Fork: when a blockchain splits or changes rules

Fork: when a blockchain splits or changes rules
Editorial TeamEditorial byline – Guides & educational content

Soft Forks and Hard Forks

A fork is a change to a blockchain's protocol rules. The change is either a soft fork—backward-compatible, where old nodes still accept new blocks—or a hard fork, which breaks compatibility. Hard forks split the chain in two if part of the community refuses to upgrade: both versions continue producing blocks under different rules, with separate ledgers and separate communities.

The most famous hard fork is Bitcoin Cash, which split off from Bitcoin in 2017 over a disagreement about block size. Ethereum forked from Ethereum Classic after the DAO hack in 2016, with the majority of the community moving to the version that reversed the theft. In each case, holders of the original chain received an equal balance on the new chain by default, since the ledger up to the split was identical.

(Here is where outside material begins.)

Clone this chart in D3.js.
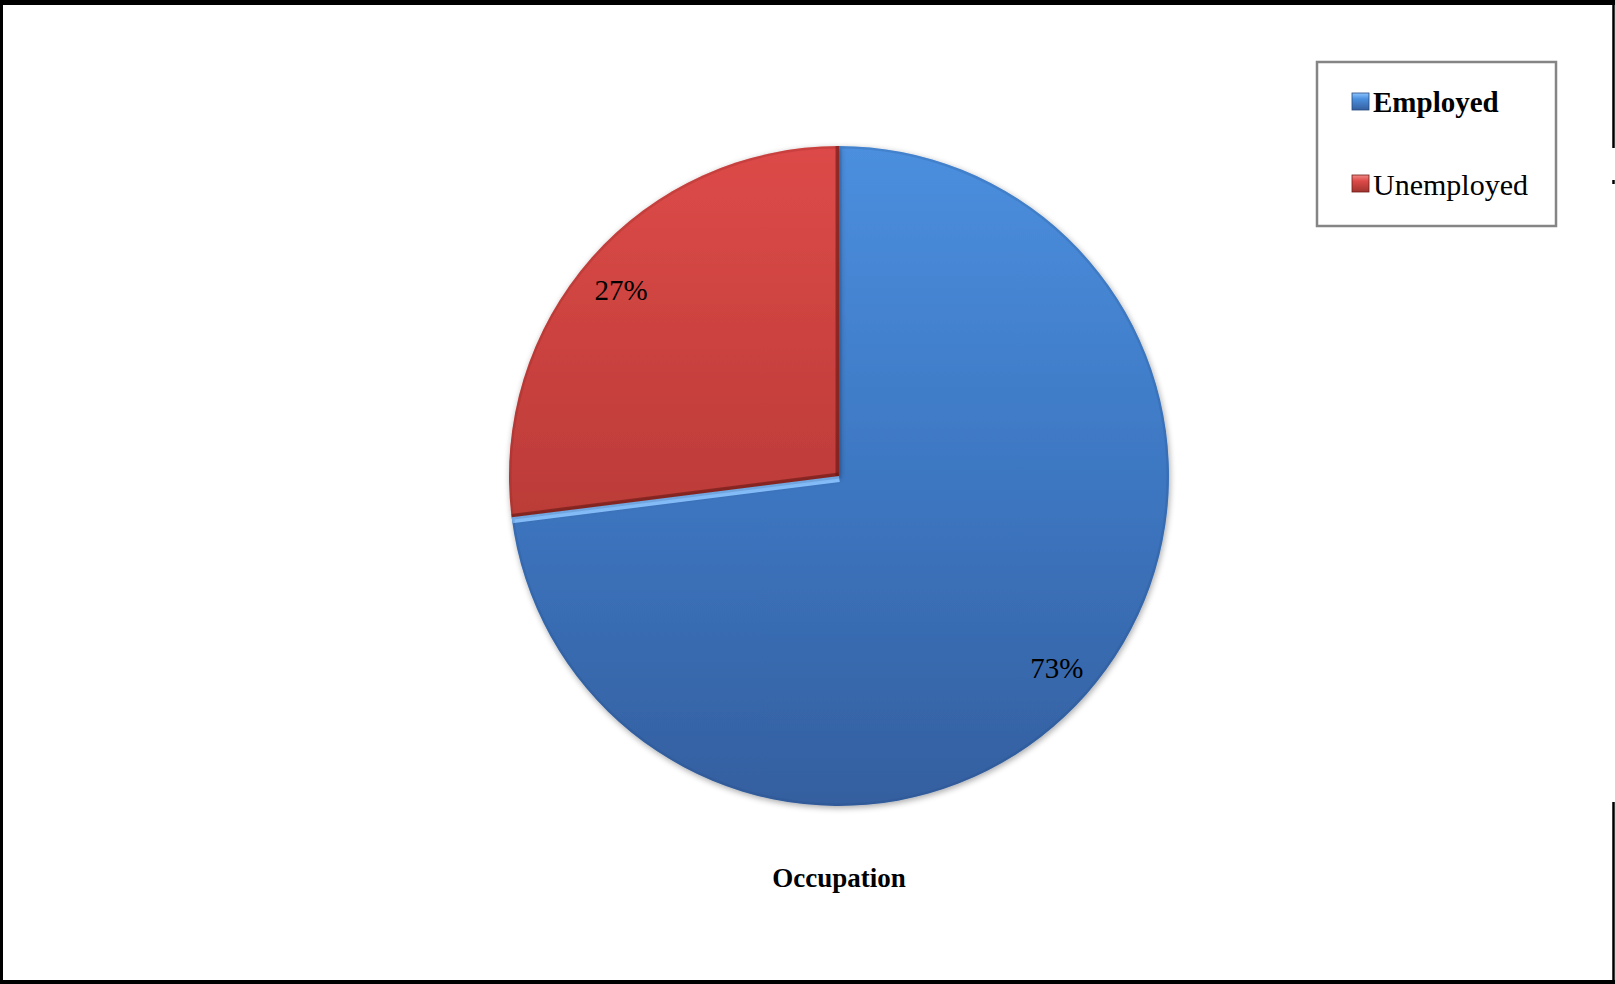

Soft forks are far more common as routine upgrade mechanisms. They let networks add features—SegWit and Taproot on Bitcoin, EIP-1559 and The Merge on Ethereum—without breaking the chain. Hard forks are rarer and more contentious because they require nearly unanimous community agreement to upgrade cleanly. When agreement falls short, the result is a fork war, two competing chains, and a public stress test of which one users, miners, and exchanges actually back.